-- Source data start --
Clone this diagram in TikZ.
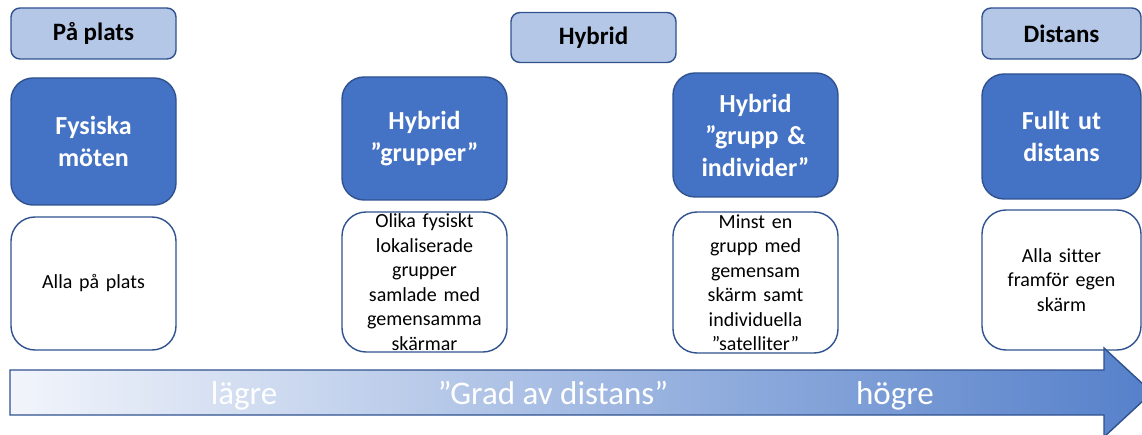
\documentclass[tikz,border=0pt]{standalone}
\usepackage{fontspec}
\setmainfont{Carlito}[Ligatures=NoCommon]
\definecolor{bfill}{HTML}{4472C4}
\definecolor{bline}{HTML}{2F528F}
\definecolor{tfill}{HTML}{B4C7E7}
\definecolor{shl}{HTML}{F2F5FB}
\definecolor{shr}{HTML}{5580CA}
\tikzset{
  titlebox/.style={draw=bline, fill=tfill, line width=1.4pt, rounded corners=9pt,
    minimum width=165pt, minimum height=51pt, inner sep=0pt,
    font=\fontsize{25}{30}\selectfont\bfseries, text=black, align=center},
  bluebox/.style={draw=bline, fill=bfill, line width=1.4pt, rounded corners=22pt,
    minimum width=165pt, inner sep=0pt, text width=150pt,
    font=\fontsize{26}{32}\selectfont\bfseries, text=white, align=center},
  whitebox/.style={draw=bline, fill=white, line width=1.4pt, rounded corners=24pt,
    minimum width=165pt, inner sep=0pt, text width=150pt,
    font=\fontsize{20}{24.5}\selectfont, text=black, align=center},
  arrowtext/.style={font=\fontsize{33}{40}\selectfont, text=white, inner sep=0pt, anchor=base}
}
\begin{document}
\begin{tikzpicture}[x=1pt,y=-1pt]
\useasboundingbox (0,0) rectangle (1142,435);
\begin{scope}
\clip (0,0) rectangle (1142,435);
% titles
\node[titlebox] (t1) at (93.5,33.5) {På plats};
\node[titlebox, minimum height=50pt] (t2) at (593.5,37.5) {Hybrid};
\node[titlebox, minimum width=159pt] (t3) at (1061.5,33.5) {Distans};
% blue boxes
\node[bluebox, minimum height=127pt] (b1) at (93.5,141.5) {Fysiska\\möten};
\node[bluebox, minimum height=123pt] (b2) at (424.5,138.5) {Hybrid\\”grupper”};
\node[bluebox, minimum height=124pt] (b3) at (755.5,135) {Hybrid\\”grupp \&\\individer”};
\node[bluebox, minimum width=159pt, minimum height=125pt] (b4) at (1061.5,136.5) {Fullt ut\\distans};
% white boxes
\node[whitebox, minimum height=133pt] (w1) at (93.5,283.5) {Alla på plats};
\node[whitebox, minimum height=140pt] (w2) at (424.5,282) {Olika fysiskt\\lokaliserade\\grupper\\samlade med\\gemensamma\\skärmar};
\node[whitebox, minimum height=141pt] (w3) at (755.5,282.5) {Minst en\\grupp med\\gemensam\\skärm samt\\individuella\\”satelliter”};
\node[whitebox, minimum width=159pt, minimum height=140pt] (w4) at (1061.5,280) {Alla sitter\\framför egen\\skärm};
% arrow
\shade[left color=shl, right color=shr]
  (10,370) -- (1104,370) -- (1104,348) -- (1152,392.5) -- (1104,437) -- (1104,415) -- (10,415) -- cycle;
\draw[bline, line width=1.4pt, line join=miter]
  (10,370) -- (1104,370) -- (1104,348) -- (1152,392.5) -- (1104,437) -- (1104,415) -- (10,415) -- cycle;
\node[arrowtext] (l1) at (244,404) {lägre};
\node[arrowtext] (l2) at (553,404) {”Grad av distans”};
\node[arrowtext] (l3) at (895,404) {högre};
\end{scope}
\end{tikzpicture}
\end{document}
-- Source data end --
Output the lines above in full and exactly as given, omitting any pictures.

Clone this diagram in TikZ.
\documentclass[tikz,border=0pt]{standalone}
\usepackage{fontspec}
\setmainfont{Carlito}[Ligatures=NoCommon]
\definecolor{bfill}{HTML}{4472C4}
\definecolor{bline}{HTML}{2F528F}
\definecolor{tfill}{HTML}{B4C7E7}
\definecolor{shl}{HTML}{F2F5FB}
\definecolor{shr}{HTML}{5580CA}
\tikzset{
  titlebox/.style={draw=bline, fill=tfill, line width=1.4pt, rounded corners=9pt,
    minimum width=165pt, minimum height=51pt, inner sep=0pt,
    font=\fontsize{25}{30}\selectfont\bfseries, text=black, align=center},
  bluebox/.style={draw=bline, fill=bfill, line width=1.4pt, rounded corners=22pt,
    minimum width=165pt, inner sep=0pt, text width=150pt,
    font=\fontsize{26}{32}\selectfont\bfseries, text=white, align=center},
  whitebox/.style={draw=bline, fill=white, line width=1.4pt, rounded corners=24pt,
    minimum width=165pt, inner sep=0pt, text width=150pt,
    font=\fontsize{20}{24.5}\selectfont, text=black, align=center},
  arrowtext/.style={font=\fontsize{33}{40}\selectfont, text=white, inner sep=0pt, anchor=base}
}
\begin{document}
\begin{tikzpicture}[x=1pt,y=-1pt]
\useasboundingbox (0,0) rectangle (1142,435);
\begin{scope}
\clip (0,0) rectangle (1142,435);
% titles
\node[titlebox] (t1) at (93.5,33.5) {På plats};
\node[titlebox, minimum height=50pt] (t2) at (593.5,37.5) {Hybrid};
\node[titlebox, minimum width=159pt] (t3) at (1061.5,33.5) {Distans};
% blue boxes
\node[bluebox, minimum height=127pt] (b1) at (93.5,141.5) {Fysiska\\möten};
\node[bluebox, minimum height=123pt] (b2) at (424.5,138.5) {Hybrid\\”grupper”};
\node[bluebox, minimum height=124pt] (b3) at (755.5,135) {Hybrid\\”grupp \&\\individer”};
\node[bluebox, minimum width=159pt, minimum height=125pt] (b4) at (1061.5,136.5) {Fullt ut\\distans};
% white boxes
\node[whitebox, minimum height=133pt] (w1) at (93.5,283.5) {Alla på plats};
\node[whitebox, minimum height=140pt] (w2) at (424.5,282) {Olika fysiskt\\lokaliserade\\grupper\\samlade med\\gemensamma\\skärmar};
\node[whitebox, minimum height=141pt] (w3) at (755.5,282.5) {Minst en\\grupp med\\gemensam\\skärm samt\\individuella\\”satelliter”};
\node[whitebox, minimum width=159pt, minimum height=140pt] (w4) at (1061.5,280) {Alla sitter\\framför egen\\skärm};
% arrow
\shade[left color=shl, right color=shr]
  (10,370) -- (1104,370) -- (1104,348) -- (1152,392.5) -- (1104,437) -- (1104,415) -- (10,415) -- cycle;
\draw[bline, line width=1.4pt, line join=miter]
  (10,370) -- (1104,370) -- (1104,348) -- (1152,392.5) -- (1104,437) -- (1104,415) -- (10,415) -- cycle;
\node[arrowtext] (l1) at (244,404) {lägre};
\node[arrowtext] (l2) at (553,404) {”Grad av distans”};
\node[arrowtext] (l3) at (895,404) {högre};
\end{scope}
\end{tikzpicture}
\end{document}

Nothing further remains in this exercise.